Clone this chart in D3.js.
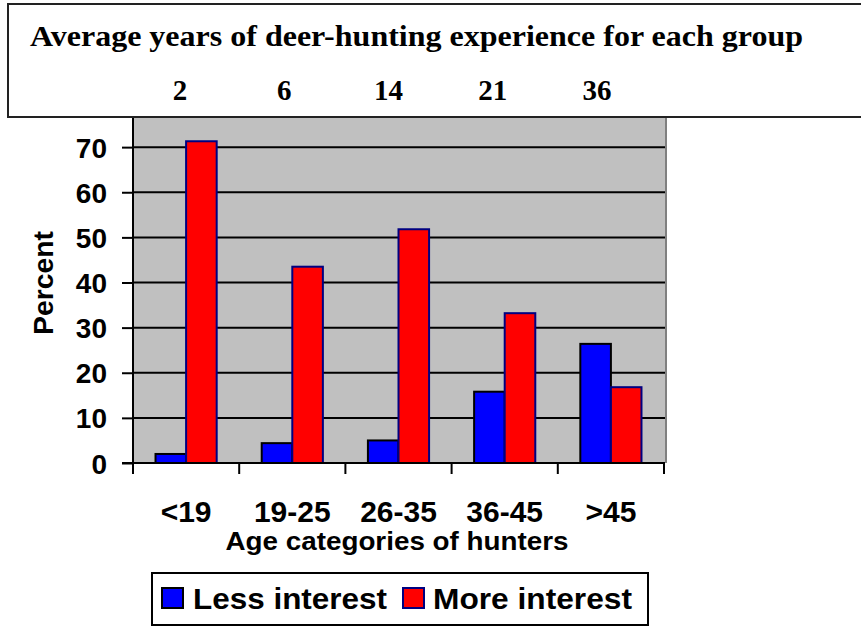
<!DOCTYPE html>
<html><head><meta charset="utf-8">
<script src="https://cdn.jsdelivr.net/npm/d3@7"></script>
<style>html,body{margin:0;padding:0;background:#fff;}svg{display:block;}</style>
</head><body>
<svg id="chart" width="861" height="626"></svg>
<script>
const categories = ["<19", "19-25", "26-35", "36-45", ">45"];
const experienceYears = ["2", "6", "14", "21", "36"];
const lessInterest = [2.0, 4.4, 5.0, 15.8, 26.4];
const moreInterest = [71.3, 43.5, 51.8, 33.2, 16.8];
const seriesNames = ["Less interest", "More interest"];
const yTicks = [0, 10, 20, 30, 40, 50, 60, 70];

(function () {
const svg = d3.select("#chart");
const sans = "'Liberation Sans', Arimo, Arial, sans-serif";
const serif = "'Liberation Serif', Tinos, 'Times New Roman', serif";
const fills = ["#0000ff", "#ff0000"];
const strokes = ["#000000", "#000080"];

const pLeft = 133, pRight = 664, pBottom = 463, pTop = 102, pEdge = 666;
const x = d3.scaleBand().domain(categories).range([pLeft, pRight]).paddingInner(0.424).paddingOuter(0.212);
const xFull = d3.scaleBand().domain(categories).range([pLeft, pRight]);
const xs = d3.scaleBand().domain([0, 1]).range([0, x.bandwidth()]);
const y = d3.scaleLinear().domain([0, 80]).range([pBottom, pTop]);

// plot area
svg.append("rect").attr("x", pLeft).attr("y", pTop).attr("width", pEdge - pLeft).attr("height", pBottom - pTop)
  .attr("fill", "#c0c0c0");
svg.append("line").attr("x1", pEdge).attr("x2", pEdge).attr("y1", pTop).attr("y2", pBottom)
  .attr("stroke", "#808080").attr("stroke-width", 2);

// gridlines
svg.append("g").selectAll("line").data(yTicks.filter(d => d > 0)).join("line")
  .attr("x1", pLeft).attr("x2", pEdge - 1).attr("y1", d => y(d)).attr("y2", d => y(d))
  .attr("stroke", "#000").attr("stroke-width", 2);

// bars
const data = categories.map((c, i) => ({c, v: [lessInterest[i], moreInterest[i]]}));
const groups = svg.append("g").selectAll("g").data(data).join("g")
  .attr("transform", d => `translate(${x(d.c)},0)`);
groups.selectAll("rect").data(d => d.v.map((v, k) => ({v, k}))).join("rect")
  .attr("x", d => xs(d.k)).attr("width", xs.bandwidth())
  .attr("y", d => y(d.v)).attr("height", d => pBottom - y(d.v))
  .attr("fill", d => fills[d.k]).attr("stroke", d => strokes[d.k]).attr("stroke-width", 2);

// y axis
const yAxis = d3.axisLeft(y).tickValues(yTicks).tickSize(11).tickPadding(15).tickFormat(d3.format("d"));
const gy = svg.append("g").attr("transform", `translate(${pLeft},0)`).call(yAxis);
gy.select(".domain").remove();
gy.selectAll(".tick line").attr("stroke", "#000").attr("stroke-width", 2);
gy.selectAll(".tick text").attr("font-family", sans).attr("font-weight", "bold").attr("font-size", 28)
  .attr("fill", "#000").attr("dy", "0.36em");
svg.append("line").attr("x1", pLeft).attr("x2", pLeft).attr("y1", pTop).attr("y2", pBottom + 11)
  .attr("stroke", "#000").attr("stroke-width", 2);

// x axis
svg.append("line").attr("x1", pLeft - 11).attr("x2", pRight + 1).attr("y1", pBottom).attr("y2", pBottom)
  .attr("stroke", "#000").attr("stroke-width", 2);
const tickPos = categories.map(c => xFull(c)).concat([pRight]);
svg.append("g").selectAll("line").data(tickPos).join("line")
  .attr("x1", d => d).attr("x2", d => d).attr("y1", pBottom).attr("y2", pBottom + 11)
  .attr("stroke", "#000").attr("stroke-width", 2);
svg.append("g").selectAll("text").data(categories).join("text")
  .attr("x", d => xFull(d) + xFull.bandwidth() / 2).attr("y", 522)
  .attr("text-anchor", "middle").attr("font-family", sans).attr("font-weight", "bold")
  .attr("font-size", 30).text(d => d);

svg.append("text").attr("x", 397).attr("y", 550).attr("text-anchor", "middle")
  .attr("font-family", sans).attr("font-weight", "bold").attr("font-size", 26)
  .attr("textLength", 343).attr("lengthAdjust", "spacingAndGlyphs")
  .text("Age categories of hunters");

svg.append("text").attr("transform", "translate(53,283) rotate(-90)").attr("text-anchor", "middle")
  .attr("font-family", sans).attr("font-weight", "bold").attr("font-size", 28)
  .attr("textLength", 104).attr("lengthAdjust", "spacingAndGlyphs")
  .text("Percent");

// title box
svg.append("rect").attr("x", 8).attr("y", 4).attr("width", 880).attr("height", 113)
  .attr("fill", "#fff").attr("stroke", "#222").attr("stroke-width", 2);
svg.append("text").attr("x", 30).attr("y", 46).attr("font-family", serif).attr("font-weight", "bold")
  .attr("font-size", 29).attr("textLength", 773).attr("lengthAdjust", "spacingAndGlyphs")
  .text("Average years of deer-hunting experience for each group");
const xh = d3.scaleBand().domain(categories).range([128, 649]);
svg.append("g").selectAll("text").data(experienceYears).join("text")
  .attr("x", (d, i) => xh(categories[i]) + xh.bandwidth() / 2).attr("y", 100)
  .attr("text-anchor", "middle").attr("font-family", serif).attr("font-weight", "bold")
  .attr("font-size", 29).text(d => d);

// legend
svg.append("rect").attr("x", 152).attr("y", 573).attr("width", 496).attr("height", 52)
  .attr("fill", "#fff").attr("stroke", "#000").attr("stroke-width", 2);
const legendSw = [162, 403], legendTx = [193, 433], legendLen = [194, 199];
seriesNames.forEach((n, k) => {
  svg.append("rect").attr("x", legendSw[k]).attr("y", 588).attr("width", 21).attr("height", 20)
    .attr("fill", fills[k]).attr("stroke", strokes[k]).attr("stroke-width", 2);
  svg.append("text").attr("x", legendTx[k]).attr("y", 609).attr("font-family", sans)
    .attr("font-weight", "bold").attr("font-size", 29)
    .attr("textLength", legendLen[k]).attr("lengthAdjust", "spacingAndGlyphs").text(n);
});
})();
</script>
</body></html>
##########
Pull out all lines containing "chart".

» FINISHED ANSWER:
Clone this chart in D3.js.
<svg id="chart" width="861" height="626"></svg>
const svg = d3.select("#chart");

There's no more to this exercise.